Deeper on issue 1, regarding this bad commit

I'm vimdiff'ing the new attached journalctl's with ":%s/Nov 21 ..:..:.. //g".  These are interesting (to me) differences:


archlinux kernel:   Magic number: 10:966:801
archlinux kernel: acpi PNP0F03:00: hash matches
===good above becomes bad below - probably pseudo-random noise but not sure so including===
archlinux kernel:   Magic number: 10:413:850
archlinux kernel:  index2: hash matches
(line repeats 32 times, number of cores I  have)
archlinux kernel: processor cpu14: hash matches


Then at :1625(good) and :1663(bad) we see what changes between the good and bad commits, regarding drm/fbcon.

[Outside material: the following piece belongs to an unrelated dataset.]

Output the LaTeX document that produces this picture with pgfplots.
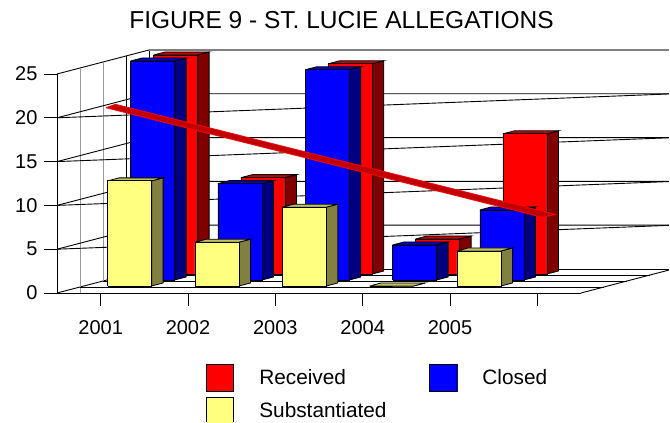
\documentclass[border=0pt]{standalone}
\usepackage{pgfplots}
\pgfplotsset{compat=1.18}
\usepackage{fontspec}
\setmainfont{Liberation Sans}
\definecolor{rfront}{HTML}{FF0000}\definecolor{rside}{HTML}{800000}\definecolor{rtop}{HTML}{C00000}
\definecolor{bfront}{HTML}{0000FF}\definecolor{bside}{HTML}{000080}\definecolor{btop}{HTML}{0000C0}
\definecolor{yfront}{HTML}{FFFF80}\definecolor{yside}{HTML}{808040}\definecolor{ytop}{HTML}{C0C060}
\pgfplotsset{
  face/.style={forget plot,draw=black,line width=0.8pt,line join=miter,mark=none},
  wall/.style={forget plot,draw=black,line width=0.9pt,mark=none},
  wallg/.style={forget plot,draw=gray!80,line width=1pt,mark=none},
}
% category index, series index (0 front, 2 back), value, front, side, top colours
\newcommand{\threedbar}[6]{%
  \pgfmathsetmacro\xa{#1+0.0794+#2*0.2634}%
  \pgfmathsetmacro\xb{\xa+0.504}%
  \pgfmathsetmacro\xc{\xb+0.1317}%
  \pgfmathsetmacro\xd{\xa+0.1317}%
  \pgfmathsetmacro\ya{0.8+#2*0.685}%
  \pgfmathsetmacro\ye{\ya+0.342}%
  \pgfmathsetmacro\yb{\ya+#3}%
  \pgfmathsetmacro\yc{\yb+0.342}%
  \addplot[face,fill=#5] coordinates {(\xb,\ya) (\xc,\ye) (\xc,\yc) (\xb,\yb) (\xb,\ya)};
  \addplot[face,fill=#6] coordinates {(\xa,\yb) (\xb,\yb) (\xc,\yc) (\xd,\yc) (\xa,\yb)};
  \addplot[face,fill=#4] coordinates {(\xa,\ya) (\xb,\ya) (\xb,\yb) (\xa,\yb) (\xa,\ya)};
}
\newcommand{\swatch}[1]{\fill[#1] (0pt,-13.2pt) rectangle (27pt,13.5pt); \draw[black,line width=0.8pt] (0pt,-13.2pt) rectangle (27pt,13.5pt); \path (52.5pt,0pt) coordinate (legendgap);}
\begin{document}
\begin{tikzpicture}
\begin{axis}[
  scale only axis, width=524pt, height=219pt,
  xmin=-0.5, xmax=5.5, ymin=0, ymax=25,
  clip=false,
  axis y line=left, axis x line=bottom,
  axis line style={-,line width=0.9pt,black},
  xtick={0,1,2,3,4,5}, xticklabels={2001,2002,2003,2004,2005,{}},
  ytick={0,5,10,15,20,25},
  tick align=outside, major tick length=13pt,
  tick style={black,line width=0.9pt},
  /pgf/number format/assume math mode=true,
  tick label style={font=\fontsize{20}{22}\selectfont},
  xticklabel style={yshift=-11pt},
  yticklabel style={xshift=-3pt},
  title={FIGURE 9 - ST. LUCIE ALLEGATIONS},
  title style={at={(0.543,1.2192)},anchor=center,font=\fontsize{24.5}{28}\selectfont,inner sep=0pt},
  legend columns=2,
  legend cell align=left,
  legend style={at={(0.2844,-0.3242)},anchor=north west,draw=none,fill=none,inner sep=0pt,
    nodes={inner sep=0pt,font=\fontsize{20.8}{24}\selectfont},row sep=5.3pt},
]
% walls and floor
\addplot[wall] coordinates {(-0.5,25) (0.5535,27.74)};
\addplot[wall] coordinates {(-0.5,0) (0.5535,2.74)};
\addplot[wall] coordinates {(5.5,0) (6.5076,2.62)};
\addplot[wallg] coordinates {(-0.2366,0) (-0.2366,25.685)};
\addplot[wallg] coordinates {(0.0268,1.37) (0.0268,26.37)};
\addplot[wall] coordinates {(0.2901,2.055) (0.2901,27.055)};
\addplot[wall] coordinates {(0.5535,2.74) (0.5535,27.74)};
\addplot[wall] coordinates {(-0.2366,0.685) (5.7634,0.685)};
\addplot[wall] coordinates {(0.0268,1.37) (6.0268,1.37)};
\addplot[wall] coordinates {(0.2901,2.055) (6.2901,2.055)};
\addplot[wall] coordinates {(0.5535,2.74) (6.5076,2.74)};
\addplot[forget plot,draw=gray,line width=1.8pt,mark=none] coordinates {(0.5535,27.74) (6.5076,27.74)};
% levels
\addplot[wall] coordinates {(-0.5,5) (0.5535,7.74) (6.5076,7.74)};
\addplot[wall] coordinates {(-0.5,5) (6.5076,7.72)};
\addplot[wall] coordinates {(-0.5,10) (0.5535,12.74) (6.5076,12.74)};
\addplot[wall] coordinates {(-0.5,10) (6.5076,12.72)};
\addplot[wall] coordinates {(-0.5,15) (0.5535,17.74) (6.5076,17.74)};
\addplot[wall] coordinates {(-0.5,15) (6.5076,17.72)};
\addplot[wall] coordinates {(-0.5,20) (0.5535,22.74) (6.5076,22.74)};
\addplot[wall] coordinates {(-0.5,20) (6.5076,22.72)};
% Received
\threedbar{0}{2}{25}{rfront}{rside}{rtop}
\threedbar{1}{2}{11}{rfront}{rside}{rtop}
\threedbar{2}{2}{24}{rfront}{rside}{rtop}
\threedbar{3}{2}{4}{rfront}{rside}{rtop}
\threedbar{4}{2}{16}{rfront}{rside}{rtop}
% Closed
\threedbar{0}{1}{25}{bfront}{bside}{btop}
\threedbar{1}{1}{11}{bfront}{bside}{btop}
\threedbar{2}{1}{24}{bfront}{bside}{btop}
\threedbar{3}{1}{4}{bfront}{bside}{btop}
\threedbar{4}{1}{8}{bfront}{bside}{btop}
% Substantiated
\threedbar{0}{0}{12}{yfront}{yside}{ytop}
\threedbar{1}{0}{5}{yfront}{yside}{ytop}
\threedbar{2}{0}{9}{yfront}{yside}{ytop}
\threedbar{3}{0}{0}{yfront}{yside}{ytop}
\threedbar{4}{0}{4}{yfront}{yside}{ytop}
% trend ribbon
\addplot[forget plot,fill=rtop,draw=rfront,line width=0.8pt,mark=none] coordinates {(0.0611,21.15) (0.1699,21.54) (5.2025,8.98) (5.065,8.62) (0.0611,21.15)};
% legend
\addlegendimage{legend image code/.code={\swatch{rfront}}}
\addlegendentry{\makebox[170pt][l]{Received}}
\addlegendimage{legend image code/.code={\swatch{bfront}}}
\addlegendentry{Closed}
\addlegendimage{legend image code/.code={\fill[yfront] (0pt,-11.3pt) rectangle (27pt,13.5pt); \draw[black,line width=0.8pt] (0pt,-11.3pt) -- (0pt,13.5pt) -- (27pt,13.5pt) -- (27pt,-11.3pt); \path (52.5pt,0pt) coordinate (legendgapb);}}
\addlegendentry{Substantiated}
\end{axis}
\path[use as bounding box] (-57pt,-128pt) rectangle (613pt,293pt);
\end{tikzpicture}
\end{document}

[drm] amdgpu_dm_irq_schedule_work FAILED src 10
[drm] DM_MST: added connector: (____ptrval____) [id: 76] [master: (____ptrval____)]
[drm] fb mappable at 0xC05BC000
[drm] vram apper at 0xC0000000
[drm] size 14745600
[drm] fb depth is 24
[drm]    pitch is 10240
fbcon: amdgpudrmfb (fb0) is primary device
switching from power state:
        ui class: performance
        internal class: none
        caps:
        uvd    vclk: 0 dclk: 0
                power level 0    sclk: 76600 mclk: 150000 pcie gen: 3 pcie lanes: 16
                power level 1    sclk: 105000 mclk: 150000 pcie gen: 3 pcie lanes: 16
        status: c
switching to power state:
        ui class: performance
        internal class: none
        caps:
        uvd    vclk: 0 dclk: 0
                power level 0    sclk: 30000 mclk: 15000 pcie gen: 3 pcie lanes: 16
                power level 1    sclk: 105000 mclk: 150000 pcie gen: 3 pcie lanes: 16
        status: r
[drm] dce_get_required_clocks_state: clocks unsupported disp_clk 681000 pix_clk 241500
===good above becomes bad below===
[drm] amdgpu_dm_irq_schedule_work FAILED src 10
[drm] amdgpu_dm_irq_schedule_work FAILED src 8
[drm] amdgpu_dm_irq_schedule_work FAILED src 10
[drm] DM_MST: added connector: (____ptrval____) [id: 76] [master: (____ptrval____)]
[drm] Cannot find any crtc or sizes
[drm] amdgpu_dm_irq_schedule_work FAILED src 12
[drm] DM_MST: added connector: (____ptrval____) [id: 143] [master: (____ptrval____)]
[drm] Cannot find any crtc or sizes
[drm] DM_MST: added connector: (____ptrval____) [id: 220] [master: (____ptrval____)]
[drm] Cannot find any crtc or sizes
[drm] DM_MST: added connector: (____ptrval____) [id: 183] [master: (____ptrval____)]
[drm] DM_MST: added connector: (____ptrval____) [id: 236] [master: (____ptrval____)]
[drm] Cannot find any crtc or sizes
[drm] DM_MST: added connector: (____ptrval____) [id: 266] [master: (____ptrval____)]
[drm] Cannot find any crtc or sizes


My original comment gave kernel parameters relating to radeon/amd.  The journalctl's had it all.  At first, I worried that abbreviating what I said in the comment might have thrown things off for the dev's, because the "bad" commit has to do with fb, and I do use some fbcon kernel parameters.  But, trying my "bad" commit and even Arch 4.19 without the fbcon kernel parameters still leads to a black screen.  It's in the journalctl's, but my full kernel line is:

initrd=intel-ucode.img initrd=initramfs-linux.img root=/dev/lvm/arch rw consoleblank=0 fbcon=scrollback:128k fbcon=rotate:3 intel_iommu=on radeon.cik_support=0 amdgpu.cik_support=1 amdgpu.dpm=1 amdgpu.dc=1

Comment 14 jamespharvey20 2018-11-22 00:15:11 UTC

Created attachment 142559 [details]
journalctl of c91b007ed137, which gets to a tty

Comment 15 jamespharvey20 2018-11-22 00:15:56 UTC

Created attachment 142560 [details]
journalctl of 0d9988910989, which gets to a black screen

Comment 16 jamespharvey20 2018-11-22 00:48:36 UTC

I do want to acknowledge that I don't know that all of the problematic commits between 4.18.16 and 4.19 were written or even signed off by AMD.  I still put most of that on AMD, because I just don't get why AMD doesn't at least have a bunch of systems lined up with different cards, each running linux master, seeing when things break.  (Hey, system 37's screen is black again.)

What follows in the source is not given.